In the case of La Machine, this visual document provided a step-by-step overview of the production sequencing from a traffic-management perspective. The plan identified the anticipated locations of Long Ma and Kumo based on the production schedule and documented the extent and timing of rolling road closures, traffic management measures, and resource requirements needed to support the event in a safe manner, all while minimizing traffic disruptions.

As a visual document, the Traffic Management Plan told the story of La Machine from a traffic and crowd management point of view. The document illustrated the journeys of Long Ma and Kumo around Ottawa—capturing where they would be, at what time, and what that meant for everyone who needed to know where they were going. So, in practice, this document built trust.

Having a document like this in-hand means city departments and jurisdictional stakeholders can plan and prepare. In the case of La Machine, this meant key national institutions (like Parliament Hill, the National Art Gallery, and the Supreme Court of Canada) and emergency services could coordinate plans based on their specific requirements.

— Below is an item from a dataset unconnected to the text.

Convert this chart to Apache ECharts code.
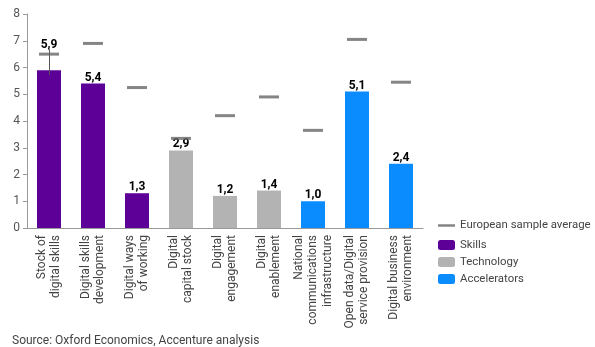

More important, they could coordinate with the peace of mind that everybody is referencing the same document/information.

Kumo posing for photos in front of the Parliament Buildings in Ottawa, Ontario. 

Since this is a visual document, I wanted to provide a glimpse into what the plan looked like. I’ve included an animation that captures the paths Long Ma and Kumo took for one of the main performance days. The final plan overlays many other elements, such as resources and traffic flow. This reproduction gives an idea of the level of detail needed to plan and make decisions for a large-scale event like La Machine. 

A visual roadmap, much like this, ensures that all stakeholders and partners are marching to the same drummer. From this perspective, visual simplicity—the concept of less is more—is key to making an event plan intuitive and adaptable to different audiences. Developing a single plan aids in the approval process, provides a guidebook for meetings, and is a useful tool for planning resources and “Game Day” logistics. This form of planning and dynamic storytelling can be adapted to other complex major events.

When you simplify a complex problem (how will a large event impact traffic congestion?) into an intuitive, visual format that can be understood by different audiences, you develop a tool that is easy to use. You quickly create a visual roadmap that provides utility, encourages communication, and builds trust. And, at least in this case, lets a dragon and spider rule the city.